The storefront domain is typically registered within the past few weeks, has no legitimate company registration details, and uses a contact email from a free provider. The store's reviews section is either disabled or populated with obviously fake five-star posts.
Instagram's ad policies prohibit deceptive commerce, but ads often run for days before being removed — by which time the scammer has collected payments and the storefront is shut down and relaunched under a new domain.
Common red flags
- Instagram ad offering a well-known brand or product at a dramatically reduced price
- Ad account with a large follower count but minimal genuine engagement on posts
- Storefront domain registered very recently — check with a WHOIS lookup
- No physical address, company registration, or working customer service contact on the checkout site
- Product reviews that are absent, disabled, or uniformly generic
- Only unprotected payment methods available, or the checkout is a card form on a non-bank domain
How to protect yourself
- Search the product and seller name alongside 'scam' or 'review' before purchasing from an Instagram ad
- Check the storefront domain registration date with a free WHOIS tool — a site registered in the past month is a warning sign
- Pay by credit card rather than debit card — credit card chargeback rights are stronger for non-delivered goods
- Look for a verifiable physical address and company registration number on the checkout site
- If buying via PayPal, use Goods and Services — never Friends and Family — for any purchase from an unfamiliar seller
How to report it
- Report the Instagram ad: tap the three-dot menu on the ad → Report Ad → It's a scam or fraud
- Report to the FTC at reportfraud.ftc.gov (US), Action Fraud (UK), or your national consumer fraud authority
- Dispute the charge with your card issuer — for credit card purchases, a chargeback for non-delivered goods is the primary recovery route
- Report the storefront domain to the registrar listed in the WHOIS record
Frequently asked questions
Can Instagram guarantee that shops advertising on its platform are legitimate?
Instagram reviews ads against its policies, but it cannot verify every advertiser's fulfilment capability or business legitimacy before an ad runs.

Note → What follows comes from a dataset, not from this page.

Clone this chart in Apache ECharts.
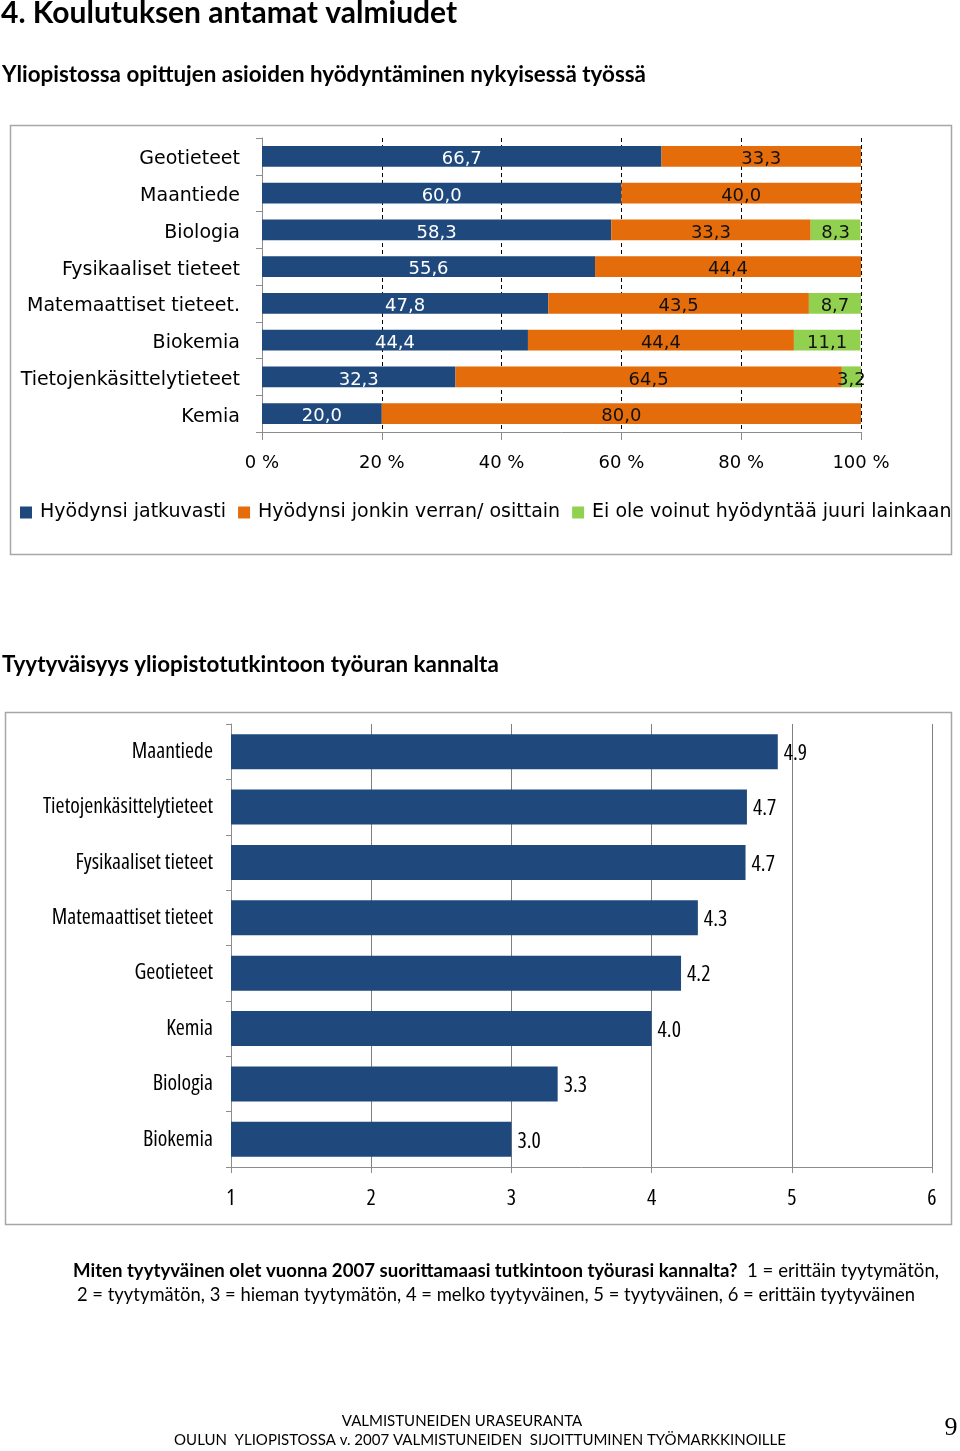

Seeing an ad on Instagram is not a guarantee of seller legitimacy. Independent verification — domain age, company registration, independent reviews — is always the buyer's responsibility.
I paid by credit card and received nothing — what should I do?
Contact your card issuer and initiate a chargeback for non-delivery of goods. For credit card purchases in the UK, Section 75 of the Consumer Credit Act may also apply for purchases over £100. Act as soon as you determine the goods will not arrive — chargebacks have time limits, typically 60–120 days from the transaction date.